Collection entries:
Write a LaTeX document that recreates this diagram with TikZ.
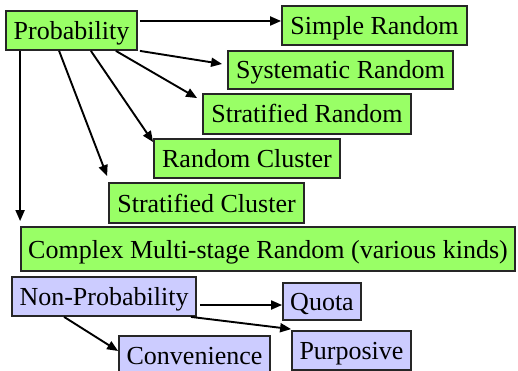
\documentclass[tikz,border=0pt]{standalone}
\usepackage{fontspec}
\setmainfont{Liberation Serif}
\newfontfamily\boxfont{Liberation Serif}
\usetikzlibrary{arrows.meta}
\definecolor{pgreen}{HTML}{99FF66}
\definecolor{plav}{HTML}{CCCCFF}
\tikzset{
  box/.style={draw=black!85, line width=1.8pt, inner sep=0pt, anchor=center,
    text height=20pt, text depth=2pt, font=\boxfont\fontsize{26}{30}\selectfont},
  gbox/.style={box, fill=pgreen},
  lbox/.style={box, fill=plav},
  arr/.style={line width=1.9pt, -{Triangle[length=11pt,width=9pt]}},
}
\begin{document}
\begin{tikzpicture}[x=1pt,y=-1pt]
\useasboundingbox (0,0) rectangle (518,371);
\clip (0,0) rectangle (518,371);
\node[gbox, minimum width=131pt, minimum height=39pt] (prob) at (71.5,30.5) {Probability};
\node[gbox, minimum width=185pt, minimum height=39pt] (simple) at (374.5,25.5) {Simple Random};
\node[gbox, minimum width=225pt, minimum height=38pt] (sys) at (340.5,70) {Systematic Random};
\node[gbox, minimum width=208pt, minimum height=40pt] (sr) at (307,114) {Stratified Random};
\node[gbox, minimum width=186pt, minimum height=39pt] (rc) at (247,158.5) {Random Cluster};
\node[gbox, minimum width=195pt, minimum height=40pt] (sc) at (206.5,203) {Stratified Cluster};
\node[gbox, minimum width=494pt, minimum height=44pt] (cx) at (268,249) {Complex Multi-stage Random (various kinds)};
\node[lbox, minimum width=184pt, minimum height=39pt] (np) at (104,296.5) {Non-Probability};
\node[lbox, minimum width=78pt, minimum height=37pt] (quota) at (322,301.5) {Quota};
\node[lbox, minimum width=119pt, minimum height=39pt] (purp) at (351.5,350.5) {Purposive};
\node[lbox, minimum width=151pt, minimum height=39pt] (conv) at (194.5,355.5) {Convenience};

\draw[arr] ([xshift=2pt,yshift=9.5pt]prob.east) -- ([yshift=4.5pt]simple.west);
\draw[arr] ([xshift=2pt]prob.south east) -- ([xshift=-5pt,yshift=6pt]sys.west);
\draw[arr] ([xshift=-22pt]prob.south east) -- ([xshift=-5pt,yshift=-5pt]sr.north west);
\draw[arr] ([xshift=-47pt]prob.south east) -- ([yshift=-4pt]rc.north west);
\draw[arr] ([xshift=54pt]prob.south west) -- ([xshift=-1pt,yshift=6pt]sc.north west);
\draw[arr] ([xshift=15pt]prob.south west) -- ([yshift=5pt]cx.north west);

\draw[arr] ([xshift=3pt,yshift=-8.5pt]np.east) -- ([yshift=-3.5pt]quota.west);
\draw[arr] ([xshift=-6pt]np.south east) -- ([yshift=1pt]purp.north west);
\draw[arr] ([xshift=53pt]np.south west) -- ([yshift=4.5pt]conv.west);
\end{tikzpicture}
\end{document}
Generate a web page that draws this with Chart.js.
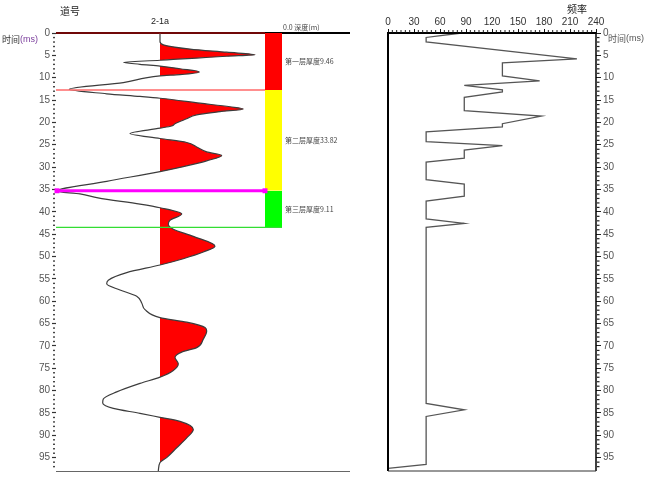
<!DOCTYPE html>
<html>
<head>
<meta charset="utf-8">
<script src="https://cdn.jsdelivr.net/npm/chart.js@4/dist/chart.umd.min.js"></script>
<style>
  html, body { margin: 0; padding: 0; background: #ffffff; }
  #wrap { position: relative; width: 647px; height: 479px; overflow: hidden; }
  canvas { position: absolute; top: 0; }
  #traceChart { left: 0; }
  #freqChart { left: 360px; }
</style>
</head>
<body>
<div id="wrap">
  <canvas id="traceChart" width="360" height="479"></canvas>
  <canvas id="freqChart" width="287" height="479"></canvas>
</div>
<script>
// ---- seismic trace 2-1a : time (ms) and normalised amplitude ----
const traceName = '2-1a';
const traceTime = [0, 1.9, 2.65, 3.6, 4.3, 4.86, 5.2, 5.6, 5.9, 6.1, 6.55, 7.0, 7.4, 8.0, 8.7, 9.3, 9.6,
  11.1, 12.6, 13.6, 14.2, 14.6, 15.7, 16.5, 17.0, 17.6, 18.3, 19.2, 20.3, 20.8, 21.3, 22.5, 23.6,
  24.5, 25.5, 26.6, 27.4, 28.6, 29.9, 31.0, 33.2, 35.4, 36.0, 36.9, 38.3, 39.1, 40.5, 41.9, 42.8,
  43.9, 45.5, 47.7, 49.0, 50.5, 51.9, 53.6, 55.3, 56.1, 57.5, 58.9, 60.4, 61.9, 63.7, 64.7, 65.9,
  66.7, 68.5, 70.4, 71.4, 72.6, 74.0, 75.5, 77.0, 78.4, 80.3, 81.9, 82.8, 84.0, 85.1, 86.0, 86.9,
  88.7, 90.6, 92.8, 95.0, 96.1, 98.0];
const traceAmp = [0, 0, 0.033, 0.30, 0.667, 0.95, 0.667, 0.367, 0.133, 0, -0.367, -0.20, 0, 0.20, 0.393, 0.20, 0,
  -0.367, -0.907, -0.533, -0.20, 0, 0.40, 0.70, 0.833, 0.60, 0.367, 0.267, 0.15, 0.117, 0, -0.30, 0,
  0.267, 0.367, 0.467, 0.617, 0.467, 0.233, 0, -0.533, -1.033, -0.80, -0.62, -0.20, 0, 0.217, 0.10, 0.083,
  0.133, 0.333, 0.55, 0.433, 0.233, 0, -0.333, -0.517, -0.533, -0.40, -0.233, -0.183, -0.15, 0, 0.267, 0.45,
  0.467, 0.433, 0.367, 0.217, 0.15, 0.183, 0.133, 0, -0.20, -0.433, -0.567, -0.573, -0.467, -0.20, 0, 0.20,
  0.333, 0.267, 0.167, 0.067, 0, -0.017];

// ---- layers picked on the trace (ms) ----
const layerTop = [0, 12.75, 35.3];
const layerBottom = [12.75, 35.3, 43.5];
const layerColors = ['#ff0000', '#ffff00', '#00ff00'];
const layerLabels = ['第一层厚度9.46', '第二层厚度33.82', '第三层厚度9.11'];
const layerLineColors = ['#ff6a6a', '#ff00ff', '#33dd33'];
const layerHeader = '0.0 深度(m)';

// ---- dominant frequency versus time ----
const freqTime = [0, 1.0, 2.0, 5.8, 6.7, 9.6, 10.7, 11.7, 12.7, 13.2, 14.4, 17.4, 18.6, 20.3, 21.0, 22.1,
  24.3, 25.2, 26.2, 28.0, 28.9, 32.8, 33.8, 36.5, 37.6, 41.6, 42.6, 43.5, 82.9, 84.3, 85.8, 96.5, 97.4];
const freqValue = [85, 44, 44, 218, 132, 132, 175, 88, 132, 132, 88, 88, 177, 132, 132, 44,
  44, 132, 88, 88, 44, 44, 88, 88, 44, 44, 88, 44, 44, 88, 44, 44, 0];

// ---- tick labels ----
const timeTicks = [0, 5, 10, 15, 20, 25, 30, 35, 40, 45, 50, 55, 60, 65, 70, 75, 80, 85, 90, 95];
const freqTicks = [0, 30, 60, 90, 120, 150, 180, 210, 240];

const T_MAX = 98;
const AMP_MIN = -1.04, AMP_MAX = 1.90;
const BAR_L = 1.05, BAR_R = 1.22;
const SANS = '"Liberation Sans", Arial, sans-serif';
const CJK = '"Noto Sans CJK SC", sans-serif';

// red fill only on the positive side of the trace baseline
function positiveFill(context) {
  const chart = context.chart;
  const xs = chart.scales && chart.scales.x;
  if (!chart.chartArea || !xs) return '#ff0000';
  const x0 = xs.getPixelForValue(0);
  const p = Math.min(Math.max(x0 / chart.width, 0), 1);
  const g = chart.ctx.createLinearGradient(0, 0, chart.width, 0);
  g.addColorStop(0, 'rgba(255,0,0,0)');
  g.addColorStop(p, 'rgba(255,0,0,0)');
  g.addColorStop(p, '#ff0000');
  g.addColorStop(1, '#ff0000');
  return g;
}

const traceData = traceTime.map((t, i) => ({ x: traceAmp[i], y: t }));

const datasets = [];
// boundary lines (drawn on top)
datasets.push({
  data: [{ x: AMP_MIN, y: 0 }, { x: BAR_L, y: 0 }],
  borderColor: '#e01010', borderWidth: 1, pointRadius: 0, fill: false, clip: false, order: 1
});
datasets.push({
  data: [{ x: AMP_MIN, y: layerBottom[0] }, { x: BAR_L, y: layerBottom[0] }],
  borderColor: layerLineColors[0], borderWidth: 1.5, pointRadius: 0, fill: false, clip: false, order: 1
});
datasets.push({
  data: [{ x: AMP_MIN + 0.01, y: layerBottom[1] }, { x: BAR_L, y: layerBottom[1] }],
  borderColor: layerLineColors[1], borderWidth: 3, fill: false, clip: false, order: 1,
  pointStyle: 'rect', pointRadius: 3.5, pointBackgroundColor: layerLineColors[1], pointBorderWidth: 0
});
datasets.push({
  data: [{ x: AMP_MIN, y: layerBottom[2] }, { x: BAR_R, y: layerBottom[2] }],
  borderColor: layerLineColors[2], borderWidth: 1.2, pointRadius: 0, fill: false, clip: false, order: 1
});
// wiggle trace with positive fill
datasets.push({
  data: traceData,
  borderColor: '#3c3c3c', borderWidth: 1.2, pointRadius: 0,
  fill: 'origin', backgroundColor: positiveFill,
  cubicInterpolationMode: 'monotone', clip: false, order: 3
});
// layer colour bars
layerTop.forEach((t0, i) => {
  datasets.push({
    data: [{ x: BAR_R, y: t0 }, { x: BAR_R, y: layerBottom[i] }],
    borderWidth: 0, borderColor: 'rgba(0,0,0,0)', pointRadius: 0,
    fill: { value: BAR_L }, backgroundColor: layerColors[i], clip: false, order: 5
  });
});

const traceDecor = {
  id: 'traceDecor',
  beforeDatasetsDraw(chart) {
    const { ctx, chartArea: a } = chart;
    ctx.save();
    ctx.strokeStyle = '#000';
    ctx.lineWidth = 2;
    ctx.beginPath();
    ctx.moveTo(a.left, a.top); ctx.lineTo(a.right, a.top);
    ctx.stroke();
    ctx.strokeStyle = '#666';
    ctx.lineWidth = 1;
    ctx.beginPath();
    ctx.moveTo(a.left, a.bottom + 0.5); ctx.lineTo(a.right, a.bottom + 0.5);
    ctx.stroke();
    ctx.restore();
  },
  afterDraw(chart) {
    const { ctx, chartArea: a, scales: { x, y } } = chart;
    ctx.save();
    // minor time ticks
    ctx.fillStyle = '#444';
    for (let t = 1; t < T_MAX; t++) {
      if (t % 5 === 0) continue;
      const py = y.getPixelForValue(t);
      ctx.fillRect(a.left - 3, py - 0.6, 2, 1.4);
    }
    ctx.textBaseline = 'middle';
    // titles
    ctx.fillStyle = '#222';
    ctx.font = '10px ' + CJK;
    ctx.textAlign = 'center';
    ctx.fillText('道号', 70, 11);
    ctx.font = '9px ' + SANS;
    ctx.fillText(traceName, x.getPixelForValue(0), 22);
    ctx.textAlign = 'left';
    ctx.font = '9px ' + CJK;
    ctx.fillStyle = '#333';
    ctx.fillText('时间', 2, 40);
    const w = ctx.measureText('时间').width;
    ctx.font = '9px ' + SANS;
    ctx.fillStyle = '#7a3c9c';
    ctx.fillText('(ms)', 2 + w, 40);
    // layer header and labels
    const lx = x.getPixelForValue(BAR_R) + 3;
    ctx.fillStyle = '#444';
    ctx.font = '7px ' + CJK;
    ctx.fillText(layerHeader, x.getPixelForValue(BAR_L) + 18, 27);
    layerLabels.forEach((txt, i) => {
      ctx.fillText(txt, lx, y.getPixelForValue((layerTop[i] + layerBottom[i]) / 2));
    });
    ctx.restore();
  }
};

new Chart(document.getElementById('traceChart'), {
  type: 'line',
  data: { datasets },
  options: {
    indexAxis: 'y',
    responsive: false,
    animation: false,
    devicePixelRatio: 1,
    events: [],
    layout: { padding: { top: 33, right: 10, bottom: 2, left: 0 } },
    plugins: { legend: { display: false }, tooltip: { enabled: false } },
    scales: {
      x: { type: 'linear', min: AMP_MIN, max: AMP_MAX, display: false },
      y: {
        type: 'linear', position: 'left', reverse: true, min: 0, max: T_MAX,
        afterBuildTicks: s => { s.ticks = timeTicks.map(v => ({ value: v })); },
        afterFit: s => { s.width = 56; },
        ticks: { font: { size: 10, family: SANS }, color: '#555', padding: 2, autoSkip: false },
        grid: { drawOnChartArea: false, tickLength: 4, tickColor: '#333', tickWidth: 1.2 },
        border: { display: false }
      }
    }
  },
  plugins: [traceDecor]
});

// ---- frequency panel ----
const freqDecor = {
  id: 'freqDecor',
  afterDraw(chart) {
    const { ctx, chartArea: a, scales: { x, y } } = chart;
    ctx.save();
    ctx.strokeStyle = '#000';
    ctx.lineWidth = 2;
    ctx.beginPath();
    ctx.moveTo(a.left, a.bottom); ctx.lineTo(a.left, a.top); ctx.lineTo(a.right, a.top);
    ctx.stroke();
    ctx.lineWidth = 1.5;
    ctx.beginPath();
    ctx.moveTo(a.right, a.top); ctx.lineTo(a.right, a.bottom);
    ctx.stroke();
    ctx.strokeStyle = '#333';
    ctx.lineWidth = 1.2;
    ctx.beginPath();
    ctx.moveTo(a.left, a.bottom); ctx.lineTo(a.right, a.bottom);
    ctx.stroke();
    // minor ticks
    ctx.fillStyle = '#222';
    for (let f = 5; f < 240; f += 5) {
      if (f % 30 === 0) continue;
      const px = x.getPixelForValue(f);
      ctx.fillRect(px - 0.5, a.top - 3, 1, 2.5);
    }
    for (let t = 1; t < T_MAX; t++) {
      if (t % 5 === 0) continue;
      const py = y.getPixelForValue(t);
      ctx.fillRect(a.right + 1, py - 0.5, 2.5, 1.2);
    }
    ctx.fillStyle = '#222';
    ctx.textBaseline = 'middle';
    ctx.textAlign = 'center';
    ctx.font = '10px ' + CJK;
    ctx.fillText('频率', a.right - 19, 9);
    ctx.textAlign = 'left';
    ctx.font = '9px ' + CJK;
    ctx.fillStyle = '#555';
    ctx.fillText('时间', a.right + 12, 39);
    const w = ctx.measureText('时间').width;
    ctx.font = '9px ' + SANS;
    ctx.fillText('(ms)', a.right + 12 + w, 39);
    ctx.restore();
  }
};

new Chart(document.getElementById('freqChart'), {
  type: 'line',
  data: {
    datasets: [{
      data: freqTime.map((t, i) => ({ x: freqValue[i], y: t })),
      borderColor: '#555555', borderWidth: 1.3, pointRadius: 0, fill: false, tension: 0, clip: false
    }]
  },
  options: {
    indexAxis: 'y',
    responsive: false,
    animation: false,
    devicePixelRatio: 1,
    events: [],
    layout: { padding: { top: 0, right: 0, bottom: 2, left: 28 } },
    plugins: { legend: { display: false }, tooltip: { enabled: false } },
    scales: {
      x: {
        type: 'linear', position: 'top', min: 0, max: 240,
        afterBuildTicks: s => { s.ticks = freqTicks.map(v => ({ value: v })); },
        afterFit: s => { s.height = 33; },
        ticks: { font: { size: 10, family: SANS }, color: '#333', padding: 1, autoSkip: false, maxRotation: 0 },
        grid: { drawOnChartArea: false, tickLength: 4, tickColor: '#111' },
        border: { display: false }
      },
      y: {
        type: 'linear', position: 'right', reverse: true, min: 0, max: T_MAX,
        afterBuildTicks: s => { s.ticks = timeTicks.map(v => ({ value: v })); },
        afterFit: s => { s.width = 51; },
        ticks: { font: { size: 10, family: SANS }, color: '#555', padding: 2, autoSkip: false },
        grid: { drawOnChartArea: false, tickLength: 5, tickColor: '#222' },
        border: { display: false }
      }
    }
  },
  plugins: [freqDecor]
});
</script>
</body>
</html>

§ Work required: Lines containing the string "with" are to be selected and copied.

§ Output of the exercise:
Write a LaTeX document that recreates this diagram with TikZ.
Generate a web page that draws this with Chart.js.
// wiggle trace with positive fill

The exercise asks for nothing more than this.